What has caused the problems and, in some cases, the abandonment of Teleworking is not the 'tangible' side but a failure to address the 'intangible' side of the changes in working practice.

There must be an analysis of those jobs most appropriate to Teleworking. There must be an identification of those staff best suited and of which of the many different forms of Teleworking will be right for them. And there must be an assessment of which managers are best able to manage from a distance and how they will do it. There are psychometric instruments available that help employees and managers considering Teleworking to understand their preferred ways of working. Between themselves they agree upon reporting methods, criteria, times, frequencies and even locations which suit their particular working patterns and styles.

Some staff are unable to Telework because of the nature of their job or because of their domestic circumstances and yet they might be called upon to help if the Teleworker is not available. These staff must be catered for without them feeling that they are being disadvantaged or even exploited.

Team spirit and loyalty issues among both Teleworking and non-Teleworking staff must be reviewed and new methods possibly devised.

Some managers might need to be trained in how to agree measurable output of performance and time, rather than relying upon input management of assessing staff by the numbers of hours they are at their desks. Of course, it is likely that managers, too, might be Teleworking and so new working practices might need to be set up with their staff as they may not be so easy to contact as before.

Training will probably need to be provided to the Teleworker in the disciplines of working from home and of convincing the family and the neighbours that they are not available to do chores or collect the children from school.

Teleworking staff must still recognise that they are part of the organisation even when they find that their company office space has been sold. Some companies encourage staff to keep some personal belongings in the company office so that they can personalise their work space when they are hot desking.

New methods of communications need to be devised so that everyone is still kept informed of all relevant information. Some staff and managers might need training in how to write e-mails (properly!) and how to use teleconferencing or videoconferencing to achieve both task and socio-emotional objectives.

And staff will need to be kept involved with all the office gossip and tittle-tattle.

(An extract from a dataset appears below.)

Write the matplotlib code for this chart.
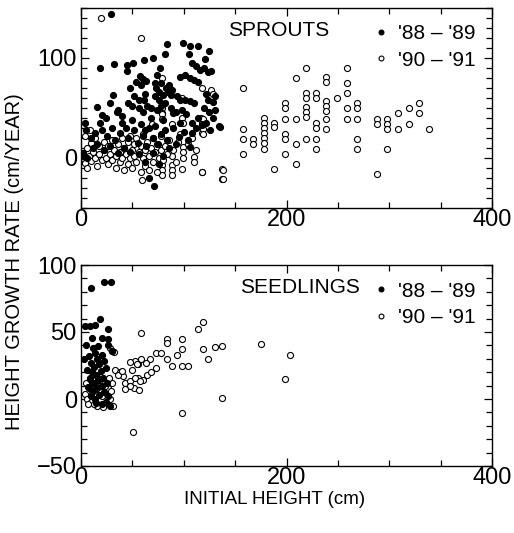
import matplotlib
matplotlib.use("Agg")
import matplotlib.pyplot as plt
from matplotlib.ticker import MultipleLocator
from matplotlib.lines import Line2D

plt.rcParams['font.family'] = ['Liberation Sans', 'DejaVu Sans']

# ---------------- SPROUTS ----------------
sprout_8889_x = [29, 83.6, 99, 106, 114, 125, 82, 104.7, 121, 69.6, 61, 51, 44.5, 32.5, 18.5, 77, 108, 112, 116, 120,
                 124, 44.5, 127, 74, 57, 60, 96.6, 101, 106, 110, 114, 47.8, 54, 58, 63, 72, 73, 78, 76, 83,
                 85, 86, 88, 89, 31.5, 46, 52, 56, 61, 64, 68, 62, 72, 76, 82, 80, 93, 96, 101, 106,
                 110, 122, 124, 128, 130, 16, 36, 40, 50, 56, 60, 74, 78, 88, 92, 98, 102, 120, 125, 35,
                 18.5, 4, 62.4, 82, 90, 108, 108, 134, 95, 106, 66, 71, 135.6, 10, 14, 20, 25, 30, 33, 38,
                 40, 44, 46, 50, 52, 55, 58, 60, 63, 66, 68, 70, 72, 75, 78, 80, 84, 86, 90, 92,
                 96, 100, 104, 112, 114, 118, 122, 126, 128, 130, 12, 16, 22, 28, 36, 42, 48, 56, 62, 70,
                 76, 80, 2, 6, 5, 24, 28, 20, 2]
sprout_8889_y = [144, 114, 115, 112, 112, 107, 104, 104, 99, 100, 98, 95, 93, 94, 90, 90, 95, 92, 88, 90,
                 86, 87, 87, 83, 82, 79, 81, 83, 80, 78, 76, 70, 76, 73, 77, 75, 70, 75, 66, 70,
                 66, 73, 63, 68, 63, 55, 62, 58, 58, 52, 50, 64, 62, 58, 55, 63, 62, 58, 58, 57,
                 55, 64, 58, 56, 62, 51, 48, 42, 52, 50, 46, 48, 52, 50, 46, 48, 44, 50, 46, 46,
                 35, 35, 28, 28, 45, 35, 25, 32, 21, 11, -20, -28, 30.7, 20, 25, 28, 22, 30, 18, 25,
                 35, 30, 20, 38, 28, 15, 34, 22, 12, 30, 40, 20, 32, 14, 24, 38, 18, 10, 30, 14,
                 35, 26, 18, 30, 40, 33, 35, 28, 40, 48, 10, 14, 8, 12, 5, 10, 6, 4, -4, 5,
                 -6, 2, 5, 0, 28, 40, 55, 43, 2]

sprout_9091_x = [19.5, 58.5, 79, 118, 127, 98, 78.6, 78.6, 98, 117, 69, 79, 79, 88.5, 99, 117.7, 117.7, 117.7, 8.8, 88.5,
                 99, 99, 99, 109.6, 109.6, 98, 117.7, 137, 137, 59, 78.7, 78.7, 78.7, 88.5, 88.5, 88.5, 128, 118.3, 118.3, 118.3,
                 118.3, 218.5, 258.5, 208.8, 238.7, 238.7, 258.5, 157.4, 218.5, 218.5, 229, 229, 238.7, 238.7, 238.7, 248.8, 258.5, 199, 199, 268.3,
                 268.3, 258.5, 218.5, 218.5, 218.5, 208.8, 199, 177.9, 177.9, 177.9, 177.9, 177.9, 177.9, 177.9, 188.3, 188.3, 157.4, 157.4, 157.4, 167.5,
                 167.5, 199, 199, 199, 208.8, 218.5, 229, 229, 229, 229, 238.7, 238.7, 258.5, 268.3, 268.3, 268.3, 188.3, 208.8, 288.5, 288.5,
                 298.2, 298.2, 298.2, 308.6, 308.6, 319, 319, 329, 329, 339, 298.2, 288.5, 118, 137.8, 137.8,
                 2, 2, 4, 6, 8, 10, 10, 12, 14, 14, 16, 18, 18, 20, 22, 22, 24, 26, 26, 28,
                 30, 30, 32, 34, 34, 36, 38, 38, 40, 40, 42, 42, 44, 46, 46, 48, 48, 50, 50, 52,
                 52, 54, 54, 56, 58, 58, 60, 60, 62, 62, 64, 66, 66, 68, 70, 70, 72, 74, 74, 76,
                 78, 78, 80, 82, 84, 86, 90, 92, 94, 96, 104, 108, 112, 4, 6]
sprout_9091_y = [140, 120, 80, 70, 68, 60, 50, 45, 40, 40, 34, 44, 39, 34, 35, 35, 30, 25, 28, 2,
                 11, 6, 0, 1.3, -3.7, -11, -14, -11, -21, -22, -7, -12, -17, -7, -12, -17, 64, 39, 34, 29,
                 24, 89.7, 89.7, 79.7, 80.7, 75.7, 74.7, 69.7, 64.7, 59.7, 64.7, 59.7, 56.7, 51.7, 46.7, 59.7, 64.7, 54.7, 49.7, 54.7,
                 49.7, 49.7, 51.3, 46.3, 41.3, 39, 39, 39.7, 34.7, 29.7, 24.7, 19.7, 14.7, 9, 34.7, 31, 28.7, 19, 3.7, 19,
                 14, 24, 19, 3.7, 13.7, 19, 34.7, 29.7, 19, 9, 39, 29, 39, 39, 19, 9, -11, -6.3, 39, 34,
                 39, 34, 29, 44.7, 29, 49.7, 34, 54.7, 44.7, 29, 9, -16.3, -14, -12, -21.3,
                 0, 5, -5, 10, 2, -3, 15, 6, 0, 20, -8, 4, 12, -2, 8, 16, 0, -6, 12, 4,
                 18, -2, 8, -10, 2, 14, -4, 6, 20, 0, -12, 10, 4, -6, 16, 0, 22, 8, -10, 2,
                 14, -4, 20, 6, -14, 12, 0, 24, 8, -8, 16, 2, -12, 10, -4, 20, 6, -14, 14, 0,
                 8, 22, -2, 12, 4, 18, 8, -4, 16, 24, 14, 20, 8, 22, -10]

# ---------------- SEEDLINGS ----------------
seed_8889_x = [9.8, 22.7, 29.3, 3.9, 8.8, 13.7, 18.5, 26.6, 10.4, 20, 26.6, 17, 12, 14, 8, 16, 20, 10, 13, 18,
               22, 6, 11, 15, 19, 24, 9, 13, 17, 21, 7, 12, 16, 20, 25, 10, 14, 18, 22, 26,
               15, 20, 24, 28, 30, 26, 5, 3]
seed_8889_y = [83, 87.4, 87.4, 54.4, 54.4, 55, 60, 52, 45.8, 45.8, 45, 39.6, 38, 34, 32, 30, 33, 27, 24, 26,
               28, 22, 20, 18, 21, 23, 15, 12, 14, 16, 9, 6, 8, 10, 12, 2, 0, 3, 5, 2,
               -3, -4, -2, -5, 36, 40, 40, 30]

seed_9091_x = [58.5, 113.8, 118.3, 83.6, 83.6, 98.2, 98.2, 118.3, 130.7, 137.3, 123.6, 93.4, 88.5, 98.2, 104, 73.2, 78, 83.6, 67.3, 63,
               73.2, 50, 55, 58, 53, 33, 38, 41, 36, 43, 48, 52, 56, 60, 64, 68, 55, 137.3, 98.2, 50.7,
               175.6, 203, 198.4, 28, 32, 30, 39.7, 47.8, 52.7, 57.6, 47.8, 43, 47.8, 54.3,
               4, 6, 8, 10, 12, 14, 16, 18, 20, 22, 24, 26, 28, 30, 5, 9, 13, 17, 21, 25,
               29, 31, 27, 7, 19, 23, 11, 15]
seed_9091_y = [49, 52.5, 57.4, 44.5, 42, 44.5, 37.6, 37.6, 38.8, 39.6, 29.7, 32.7, 24.7, 24.7, 24.7, 34.7, 34.7, 30, 29.7, 27.2,
               23.5, 22, 26, 30, 28, 22, 20, 17, 18, 12, 10, 8, 7, 14, 18, 20, 16, 0.7, -10.6, -24.5,
               40.8, 32.9, 14.8, 38, 35, 36, 21, 13.6, 16, 13.6, 10, 7.4, 27.7, 26,
               4, 0, 8, -2, 12, 4, -5, 10, 2, 14, -3, 8, 0, 12, 12, 16, -4, 16, -6, 4,
               6, -5, 16, -4, 6, 10, 6, 10]

legend_labels = ["'88 \u2013 '89", "'90 \u2013 '91"]
panel_titles = ["SPROUTS", "SEEDLINGS"]

fig = plt.figure(figsize=(5.14, 5.33), dpi=100)
ax1 = fig.add_axes([81/514, (533-208)/533, 411/514, 200/533])
ax2 = fig.add_axes([81/514, (533-466)/533, 411/514, 201/533])

ms = 19
lw = 0.8

def style(ax, ylim, yticks):
    ax.set_xlim(0, 400)
    ax.set_ylim(*ylim)
    ax.set_xticks([0, 200, 400])
    ax.xaxis.set_minor_locator(MultipleLocator(50))
    ax.set_yticks(yticks)
    ax.yaxis.set_minor_locator(MultipleLocator(10))
    ax.tick_params(which='both', direction='in', top=True, right=True, labelsize=17, width=0.9)
    ax.tick_params(axis='x', which='both', pad=0.5)
    ax.tick_params(axis='y', which='both', pad=3)
    ax.tick_params(which='major', length=6)
    ax.tick_params(which='minor', length=4.5)
    for s in ax.spines.values():
        s.set_linewidth(1.0)

title_x = [(228 - 81) / 411, (240 - 81) / 411]
for ax, fx, fy, ox, oy, title, tx in [
    (ax1, sprout_8889_x, sprout_8889_y, sprout_9091_x, sprout_9091_y, panel_titles[0], title_x[0]),
    (ax2, seed_8889_x, seed_8889_y, seed_9091_x, seed_9091_y, panel_titles[1], title_x[1]),
]:
    ax.scatter(ox, oy, s=ms, facecolors='white', edgecolors='black', linewidths=lw, zorder=2)
    ax.scatter(fx, fy, s=ms, facecolors='black', edgecolors='black', linewidths=lw, zorder=3)
    handles = [Line2D([], [], marker='o', ls='', ms=3.5, mfc='black', mec='black', mew=0.8),
               Line2D([], [], marker='o', ls='', ms=3.5, mfc='white', mec='black', mew=0.8)]
    ax.legend(handles, legend_labels, loc='upper right', bbox_to_anchor=(0.99, 0.98), frameon=False,
              fontsize=15, handletextpad=0.3, borderaxespad=0.2, handlelength=1.0, labelspacing=0.35)
    ax.text(tx, 0.89, title, transform=ax.transAxes, ha='left', va='center', fontsize=15)

style(ax1, (-50, 150), [0, 100])
style(ax2, (-50, 100), [-50, 0, 50, 100])

fig.text(0.028, (533-262)/533, 'HEIGHT GROWTH RATE (cm/YEAR)', rotation=90, ha='center', va='center', fontsize=14.5)
fig.text(275/514, 1-499/533, 'INITIAL HEIGHT (cm)', ha='center', va='center', fontsize=13.5)

fig.savefig('out.png', dpi=100)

More importantly for some staff, they will want to know when there are impending career opportunities. Some companies have a bulletin board so that those interested know what's going on.

There are so many benefits of some form of Teleworking for everyone and good financial, productivity and social cases can easily be made. It would be a pity if the advantages were to be lost through a lack of planning on the 'soft' side.

Tim Russell is an international management and training consultant operating in Singapore and Teleworking between offices in London and Australia . He has recently been researching the social and psychological aspects of Teleworking for the European Union.